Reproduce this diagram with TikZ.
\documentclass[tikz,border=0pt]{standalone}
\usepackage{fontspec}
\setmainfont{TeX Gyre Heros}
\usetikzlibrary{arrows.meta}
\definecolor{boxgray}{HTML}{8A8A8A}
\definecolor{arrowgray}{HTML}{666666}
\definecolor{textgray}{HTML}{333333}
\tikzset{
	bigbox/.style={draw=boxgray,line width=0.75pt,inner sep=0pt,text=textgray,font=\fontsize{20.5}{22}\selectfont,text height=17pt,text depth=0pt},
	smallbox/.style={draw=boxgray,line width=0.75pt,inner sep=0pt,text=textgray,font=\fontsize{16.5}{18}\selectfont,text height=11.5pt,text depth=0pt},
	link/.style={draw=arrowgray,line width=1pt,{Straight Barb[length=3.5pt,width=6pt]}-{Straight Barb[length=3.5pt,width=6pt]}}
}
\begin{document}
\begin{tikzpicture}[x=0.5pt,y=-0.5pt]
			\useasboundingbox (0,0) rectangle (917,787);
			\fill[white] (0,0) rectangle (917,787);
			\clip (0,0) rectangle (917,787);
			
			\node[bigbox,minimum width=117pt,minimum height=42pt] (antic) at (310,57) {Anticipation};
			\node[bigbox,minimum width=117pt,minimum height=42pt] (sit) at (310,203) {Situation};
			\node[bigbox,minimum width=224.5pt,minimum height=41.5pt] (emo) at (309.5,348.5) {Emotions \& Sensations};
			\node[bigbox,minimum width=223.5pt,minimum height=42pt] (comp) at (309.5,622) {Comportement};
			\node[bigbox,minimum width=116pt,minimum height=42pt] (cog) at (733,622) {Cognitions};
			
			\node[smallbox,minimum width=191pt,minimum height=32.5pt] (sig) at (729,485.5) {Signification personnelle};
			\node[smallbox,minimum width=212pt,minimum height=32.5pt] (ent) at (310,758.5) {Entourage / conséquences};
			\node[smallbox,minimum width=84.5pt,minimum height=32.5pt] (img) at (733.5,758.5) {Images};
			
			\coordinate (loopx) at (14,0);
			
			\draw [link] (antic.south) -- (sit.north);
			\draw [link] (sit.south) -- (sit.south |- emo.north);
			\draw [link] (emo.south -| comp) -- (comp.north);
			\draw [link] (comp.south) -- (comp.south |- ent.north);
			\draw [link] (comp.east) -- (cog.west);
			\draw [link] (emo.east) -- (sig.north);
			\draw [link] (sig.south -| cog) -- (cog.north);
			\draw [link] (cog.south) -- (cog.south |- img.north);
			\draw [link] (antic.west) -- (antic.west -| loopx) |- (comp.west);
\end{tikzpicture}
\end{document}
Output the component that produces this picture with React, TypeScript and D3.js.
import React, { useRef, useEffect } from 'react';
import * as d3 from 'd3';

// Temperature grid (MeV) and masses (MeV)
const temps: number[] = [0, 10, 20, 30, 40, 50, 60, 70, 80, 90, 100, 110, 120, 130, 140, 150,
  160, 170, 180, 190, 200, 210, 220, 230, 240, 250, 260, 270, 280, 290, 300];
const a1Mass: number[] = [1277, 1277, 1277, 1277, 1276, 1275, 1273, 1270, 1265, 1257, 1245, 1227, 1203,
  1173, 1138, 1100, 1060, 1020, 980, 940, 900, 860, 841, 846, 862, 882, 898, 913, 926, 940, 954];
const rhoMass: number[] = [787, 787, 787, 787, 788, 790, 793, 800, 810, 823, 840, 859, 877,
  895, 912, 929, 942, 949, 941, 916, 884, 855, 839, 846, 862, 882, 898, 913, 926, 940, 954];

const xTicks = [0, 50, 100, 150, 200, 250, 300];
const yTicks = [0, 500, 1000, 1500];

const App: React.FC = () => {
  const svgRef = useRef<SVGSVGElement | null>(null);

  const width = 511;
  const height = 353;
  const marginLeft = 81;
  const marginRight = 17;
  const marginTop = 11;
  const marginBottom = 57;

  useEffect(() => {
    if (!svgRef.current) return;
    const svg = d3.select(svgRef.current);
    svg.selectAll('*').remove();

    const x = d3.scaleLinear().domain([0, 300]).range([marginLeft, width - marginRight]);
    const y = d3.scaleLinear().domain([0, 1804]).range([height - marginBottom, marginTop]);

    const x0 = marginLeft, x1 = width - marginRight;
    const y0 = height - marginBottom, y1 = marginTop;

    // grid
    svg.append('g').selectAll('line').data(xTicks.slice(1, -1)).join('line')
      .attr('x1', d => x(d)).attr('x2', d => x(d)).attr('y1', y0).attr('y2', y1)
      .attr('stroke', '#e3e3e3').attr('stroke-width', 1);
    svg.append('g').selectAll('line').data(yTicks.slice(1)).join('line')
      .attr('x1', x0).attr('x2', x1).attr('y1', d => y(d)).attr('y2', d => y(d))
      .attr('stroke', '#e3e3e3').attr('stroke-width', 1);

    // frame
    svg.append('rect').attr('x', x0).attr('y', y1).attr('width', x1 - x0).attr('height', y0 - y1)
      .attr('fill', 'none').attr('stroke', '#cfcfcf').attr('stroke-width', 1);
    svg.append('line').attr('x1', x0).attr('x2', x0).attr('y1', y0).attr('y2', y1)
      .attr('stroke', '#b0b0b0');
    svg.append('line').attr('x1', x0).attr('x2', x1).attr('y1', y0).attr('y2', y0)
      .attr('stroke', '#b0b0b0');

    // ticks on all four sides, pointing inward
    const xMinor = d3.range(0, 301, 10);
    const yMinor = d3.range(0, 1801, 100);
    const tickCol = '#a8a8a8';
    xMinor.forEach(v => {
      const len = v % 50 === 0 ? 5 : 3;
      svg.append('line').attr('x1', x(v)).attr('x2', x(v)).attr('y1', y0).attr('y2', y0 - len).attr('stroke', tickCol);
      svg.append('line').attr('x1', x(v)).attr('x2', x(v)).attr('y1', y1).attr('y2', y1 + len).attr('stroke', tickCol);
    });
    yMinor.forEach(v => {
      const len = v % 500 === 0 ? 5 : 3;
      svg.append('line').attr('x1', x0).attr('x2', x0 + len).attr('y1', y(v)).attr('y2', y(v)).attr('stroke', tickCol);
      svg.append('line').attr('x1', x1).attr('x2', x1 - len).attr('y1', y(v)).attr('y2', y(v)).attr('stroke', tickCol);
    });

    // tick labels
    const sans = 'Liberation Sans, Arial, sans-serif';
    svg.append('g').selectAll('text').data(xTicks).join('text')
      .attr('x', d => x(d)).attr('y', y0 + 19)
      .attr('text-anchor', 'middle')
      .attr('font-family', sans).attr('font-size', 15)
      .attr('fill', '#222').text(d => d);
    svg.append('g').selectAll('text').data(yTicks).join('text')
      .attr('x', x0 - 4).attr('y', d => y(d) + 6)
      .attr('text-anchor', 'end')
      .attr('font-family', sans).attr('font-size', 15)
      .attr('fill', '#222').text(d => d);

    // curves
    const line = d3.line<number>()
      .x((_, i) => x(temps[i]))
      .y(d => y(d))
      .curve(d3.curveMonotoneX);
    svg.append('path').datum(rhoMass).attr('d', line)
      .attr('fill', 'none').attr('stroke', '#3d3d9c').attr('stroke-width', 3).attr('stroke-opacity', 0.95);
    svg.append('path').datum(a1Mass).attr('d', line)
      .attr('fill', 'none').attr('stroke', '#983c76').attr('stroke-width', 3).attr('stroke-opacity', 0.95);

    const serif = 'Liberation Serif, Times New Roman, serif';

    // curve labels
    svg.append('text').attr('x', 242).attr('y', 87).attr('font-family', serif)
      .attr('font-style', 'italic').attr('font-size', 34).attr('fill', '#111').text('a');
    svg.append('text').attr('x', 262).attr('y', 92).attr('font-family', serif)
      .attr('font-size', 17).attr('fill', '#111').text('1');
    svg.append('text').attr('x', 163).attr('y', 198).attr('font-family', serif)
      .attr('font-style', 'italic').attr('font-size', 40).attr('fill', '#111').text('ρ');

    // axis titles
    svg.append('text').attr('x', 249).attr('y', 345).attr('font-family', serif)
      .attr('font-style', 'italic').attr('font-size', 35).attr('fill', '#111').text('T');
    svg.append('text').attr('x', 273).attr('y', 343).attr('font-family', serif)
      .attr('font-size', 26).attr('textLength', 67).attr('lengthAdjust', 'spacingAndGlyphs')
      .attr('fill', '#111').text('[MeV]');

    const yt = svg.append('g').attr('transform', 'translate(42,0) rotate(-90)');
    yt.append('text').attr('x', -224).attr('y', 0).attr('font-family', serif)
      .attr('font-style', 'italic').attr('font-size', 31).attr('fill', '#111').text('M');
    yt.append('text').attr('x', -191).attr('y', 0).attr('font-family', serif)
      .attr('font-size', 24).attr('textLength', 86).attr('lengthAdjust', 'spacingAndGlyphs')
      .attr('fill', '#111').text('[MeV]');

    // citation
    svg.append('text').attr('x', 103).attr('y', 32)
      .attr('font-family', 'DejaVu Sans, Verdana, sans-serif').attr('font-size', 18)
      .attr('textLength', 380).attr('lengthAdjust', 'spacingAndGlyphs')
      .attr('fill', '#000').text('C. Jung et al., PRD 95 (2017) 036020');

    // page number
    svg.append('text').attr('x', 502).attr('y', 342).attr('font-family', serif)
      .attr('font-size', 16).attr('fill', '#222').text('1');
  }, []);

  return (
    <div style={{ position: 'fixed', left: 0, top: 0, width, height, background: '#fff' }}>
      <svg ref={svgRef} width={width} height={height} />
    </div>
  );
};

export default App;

---

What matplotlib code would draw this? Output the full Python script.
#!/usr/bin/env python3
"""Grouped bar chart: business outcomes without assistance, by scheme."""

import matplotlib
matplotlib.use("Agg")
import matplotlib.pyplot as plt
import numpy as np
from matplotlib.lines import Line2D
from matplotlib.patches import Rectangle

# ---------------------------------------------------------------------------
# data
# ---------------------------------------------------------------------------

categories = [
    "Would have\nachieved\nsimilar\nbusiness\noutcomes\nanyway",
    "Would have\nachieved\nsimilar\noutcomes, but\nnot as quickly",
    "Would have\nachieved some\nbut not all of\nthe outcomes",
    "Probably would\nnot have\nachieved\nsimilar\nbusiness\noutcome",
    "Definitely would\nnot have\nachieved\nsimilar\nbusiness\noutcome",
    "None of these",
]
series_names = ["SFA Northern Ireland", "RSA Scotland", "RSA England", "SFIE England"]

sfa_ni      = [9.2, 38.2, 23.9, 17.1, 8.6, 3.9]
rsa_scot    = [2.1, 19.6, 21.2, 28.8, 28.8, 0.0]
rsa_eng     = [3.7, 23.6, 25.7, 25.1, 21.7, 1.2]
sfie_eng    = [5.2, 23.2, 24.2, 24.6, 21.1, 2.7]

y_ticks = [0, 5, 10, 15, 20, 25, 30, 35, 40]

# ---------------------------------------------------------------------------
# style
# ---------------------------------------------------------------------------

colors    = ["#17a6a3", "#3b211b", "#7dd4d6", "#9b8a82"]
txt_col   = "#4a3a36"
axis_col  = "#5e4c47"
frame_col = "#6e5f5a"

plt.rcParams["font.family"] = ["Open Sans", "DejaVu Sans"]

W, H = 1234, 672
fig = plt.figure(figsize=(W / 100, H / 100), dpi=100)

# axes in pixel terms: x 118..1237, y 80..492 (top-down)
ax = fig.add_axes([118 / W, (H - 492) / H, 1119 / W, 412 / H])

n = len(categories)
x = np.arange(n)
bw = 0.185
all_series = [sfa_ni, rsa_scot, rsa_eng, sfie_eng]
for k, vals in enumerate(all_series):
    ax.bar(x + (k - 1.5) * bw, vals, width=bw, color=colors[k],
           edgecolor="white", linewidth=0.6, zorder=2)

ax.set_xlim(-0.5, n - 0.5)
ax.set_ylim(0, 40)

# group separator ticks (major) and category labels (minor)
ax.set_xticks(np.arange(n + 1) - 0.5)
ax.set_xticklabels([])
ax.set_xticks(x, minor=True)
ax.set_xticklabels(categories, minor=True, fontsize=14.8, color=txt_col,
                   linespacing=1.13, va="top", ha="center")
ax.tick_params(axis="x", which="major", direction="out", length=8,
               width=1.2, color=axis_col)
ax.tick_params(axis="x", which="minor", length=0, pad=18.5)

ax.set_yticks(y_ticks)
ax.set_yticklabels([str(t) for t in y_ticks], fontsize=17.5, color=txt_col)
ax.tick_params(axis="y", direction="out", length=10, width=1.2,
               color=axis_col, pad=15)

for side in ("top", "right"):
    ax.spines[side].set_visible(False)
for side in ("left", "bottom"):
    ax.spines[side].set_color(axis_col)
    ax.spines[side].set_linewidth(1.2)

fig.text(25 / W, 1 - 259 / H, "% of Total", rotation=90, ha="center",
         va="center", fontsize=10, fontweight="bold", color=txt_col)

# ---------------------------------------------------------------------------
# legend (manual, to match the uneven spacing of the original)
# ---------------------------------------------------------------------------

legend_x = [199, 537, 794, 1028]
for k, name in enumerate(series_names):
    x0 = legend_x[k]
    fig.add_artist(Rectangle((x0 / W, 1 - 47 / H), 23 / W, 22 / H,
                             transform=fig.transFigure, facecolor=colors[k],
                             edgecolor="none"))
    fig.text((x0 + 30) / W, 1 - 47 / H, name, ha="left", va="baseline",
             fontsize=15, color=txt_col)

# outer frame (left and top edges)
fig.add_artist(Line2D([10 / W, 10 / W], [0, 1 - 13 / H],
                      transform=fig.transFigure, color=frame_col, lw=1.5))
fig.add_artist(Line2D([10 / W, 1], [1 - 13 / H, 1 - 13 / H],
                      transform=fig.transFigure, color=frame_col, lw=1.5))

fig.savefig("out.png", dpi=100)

* * *

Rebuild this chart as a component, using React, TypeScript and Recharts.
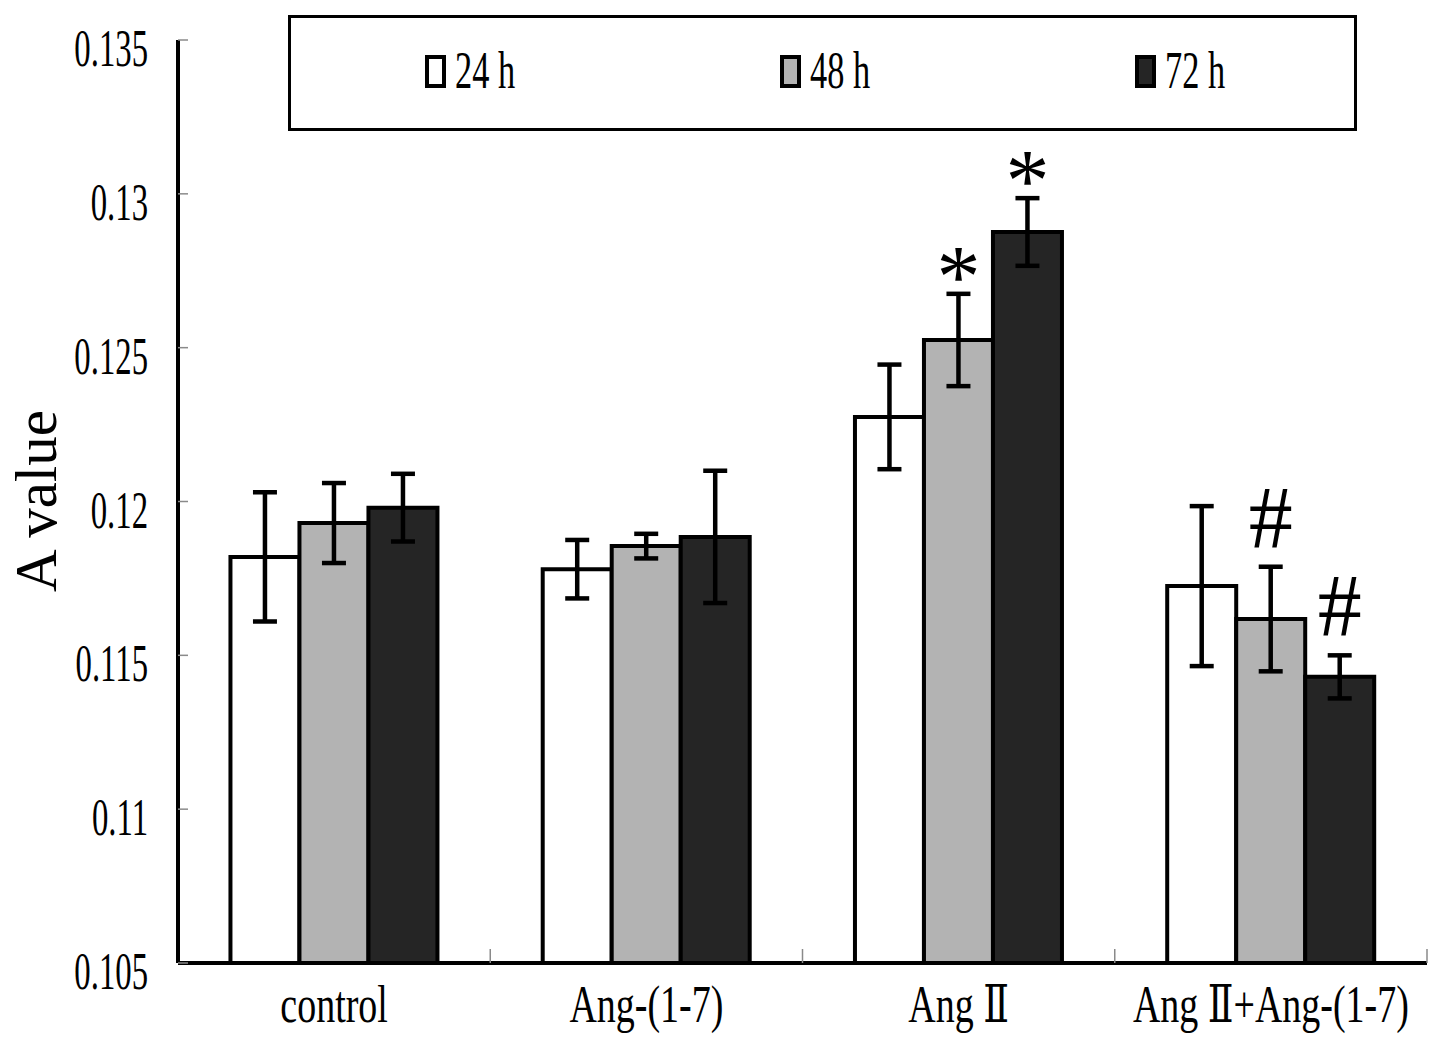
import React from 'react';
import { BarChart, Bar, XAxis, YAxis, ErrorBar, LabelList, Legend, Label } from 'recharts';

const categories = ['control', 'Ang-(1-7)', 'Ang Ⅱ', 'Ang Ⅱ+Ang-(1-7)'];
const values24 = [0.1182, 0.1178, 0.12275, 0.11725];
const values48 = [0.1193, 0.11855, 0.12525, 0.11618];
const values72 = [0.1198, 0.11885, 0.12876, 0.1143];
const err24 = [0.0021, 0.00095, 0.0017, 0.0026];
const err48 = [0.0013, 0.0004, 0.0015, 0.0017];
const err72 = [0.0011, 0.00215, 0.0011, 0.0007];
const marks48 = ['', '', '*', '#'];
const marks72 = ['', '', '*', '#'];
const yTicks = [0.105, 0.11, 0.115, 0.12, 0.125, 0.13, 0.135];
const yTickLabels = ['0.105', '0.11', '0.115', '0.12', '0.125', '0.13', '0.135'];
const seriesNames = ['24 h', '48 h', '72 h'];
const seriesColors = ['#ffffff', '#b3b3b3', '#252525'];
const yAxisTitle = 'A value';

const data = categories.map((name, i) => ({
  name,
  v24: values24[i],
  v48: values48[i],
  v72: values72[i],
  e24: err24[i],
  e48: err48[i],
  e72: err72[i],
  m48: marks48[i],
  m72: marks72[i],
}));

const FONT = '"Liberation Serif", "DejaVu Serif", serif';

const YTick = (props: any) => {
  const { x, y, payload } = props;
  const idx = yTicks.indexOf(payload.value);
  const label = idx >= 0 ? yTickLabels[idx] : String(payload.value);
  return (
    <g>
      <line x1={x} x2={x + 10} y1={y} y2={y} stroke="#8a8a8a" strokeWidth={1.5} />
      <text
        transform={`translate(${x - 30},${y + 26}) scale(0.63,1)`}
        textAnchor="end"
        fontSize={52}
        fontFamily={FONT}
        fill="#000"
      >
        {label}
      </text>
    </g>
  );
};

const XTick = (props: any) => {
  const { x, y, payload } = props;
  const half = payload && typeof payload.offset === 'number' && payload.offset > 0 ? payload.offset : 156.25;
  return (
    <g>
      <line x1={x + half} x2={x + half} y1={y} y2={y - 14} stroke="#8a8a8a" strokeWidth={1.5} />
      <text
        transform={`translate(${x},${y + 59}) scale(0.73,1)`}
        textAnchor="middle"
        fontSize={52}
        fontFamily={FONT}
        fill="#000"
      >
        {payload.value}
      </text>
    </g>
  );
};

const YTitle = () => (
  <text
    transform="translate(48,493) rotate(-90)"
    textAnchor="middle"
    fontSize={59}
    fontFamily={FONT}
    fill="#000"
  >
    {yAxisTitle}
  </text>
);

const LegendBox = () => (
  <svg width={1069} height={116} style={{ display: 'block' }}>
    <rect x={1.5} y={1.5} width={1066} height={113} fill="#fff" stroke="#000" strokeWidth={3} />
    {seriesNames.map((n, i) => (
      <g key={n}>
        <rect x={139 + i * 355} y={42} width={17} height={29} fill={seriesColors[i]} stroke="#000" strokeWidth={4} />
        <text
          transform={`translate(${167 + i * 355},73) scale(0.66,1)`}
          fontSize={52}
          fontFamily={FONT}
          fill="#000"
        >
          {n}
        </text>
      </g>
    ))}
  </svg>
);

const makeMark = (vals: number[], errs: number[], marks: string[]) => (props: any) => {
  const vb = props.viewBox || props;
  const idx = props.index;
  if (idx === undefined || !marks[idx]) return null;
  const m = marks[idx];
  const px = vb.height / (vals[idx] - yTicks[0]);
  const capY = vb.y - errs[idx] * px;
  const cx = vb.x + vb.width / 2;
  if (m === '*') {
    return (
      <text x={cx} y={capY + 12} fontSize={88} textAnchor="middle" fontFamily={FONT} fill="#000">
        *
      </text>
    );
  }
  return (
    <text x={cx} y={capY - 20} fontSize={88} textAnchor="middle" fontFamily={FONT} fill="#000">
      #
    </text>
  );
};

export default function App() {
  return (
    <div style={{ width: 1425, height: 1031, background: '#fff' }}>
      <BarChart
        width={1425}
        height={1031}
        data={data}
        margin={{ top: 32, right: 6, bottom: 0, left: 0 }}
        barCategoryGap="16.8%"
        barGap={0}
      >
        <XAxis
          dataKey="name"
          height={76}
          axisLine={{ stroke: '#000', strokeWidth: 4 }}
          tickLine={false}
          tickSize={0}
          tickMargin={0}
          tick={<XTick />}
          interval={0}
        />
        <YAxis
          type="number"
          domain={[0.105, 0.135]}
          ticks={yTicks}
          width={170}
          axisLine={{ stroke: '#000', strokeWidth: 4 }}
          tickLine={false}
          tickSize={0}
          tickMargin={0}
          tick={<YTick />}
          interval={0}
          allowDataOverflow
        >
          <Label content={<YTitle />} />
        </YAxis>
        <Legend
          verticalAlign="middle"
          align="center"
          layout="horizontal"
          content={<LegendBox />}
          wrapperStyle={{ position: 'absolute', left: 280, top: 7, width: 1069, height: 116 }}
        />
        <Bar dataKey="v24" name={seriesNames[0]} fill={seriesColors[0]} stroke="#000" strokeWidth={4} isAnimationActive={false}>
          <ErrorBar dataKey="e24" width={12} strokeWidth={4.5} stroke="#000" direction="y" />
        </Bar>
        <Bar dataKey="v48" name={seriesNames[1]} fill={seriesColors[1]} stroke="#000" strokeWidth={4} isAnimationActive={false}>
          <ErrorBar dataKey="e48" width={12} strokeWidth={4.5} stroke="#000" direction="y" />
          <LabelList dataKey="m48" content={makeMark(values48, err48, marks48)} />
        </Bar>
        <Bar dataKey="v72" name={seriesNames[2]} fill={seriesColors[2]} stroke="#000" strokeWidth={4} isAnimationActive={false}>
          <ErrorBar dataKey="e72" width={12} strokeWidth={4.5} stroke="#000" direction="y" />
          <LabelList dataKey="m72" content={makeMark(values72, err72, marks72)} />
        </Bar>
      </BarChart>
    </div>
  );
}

WHAT TO WORK ON => Look above for every line with the word "Output" and copy it.

FINISHED ANSWER =>
Output the component that produces this picture with React, TypeScript and D3.js.
What matplotlib code would draw this? Output the full Python script.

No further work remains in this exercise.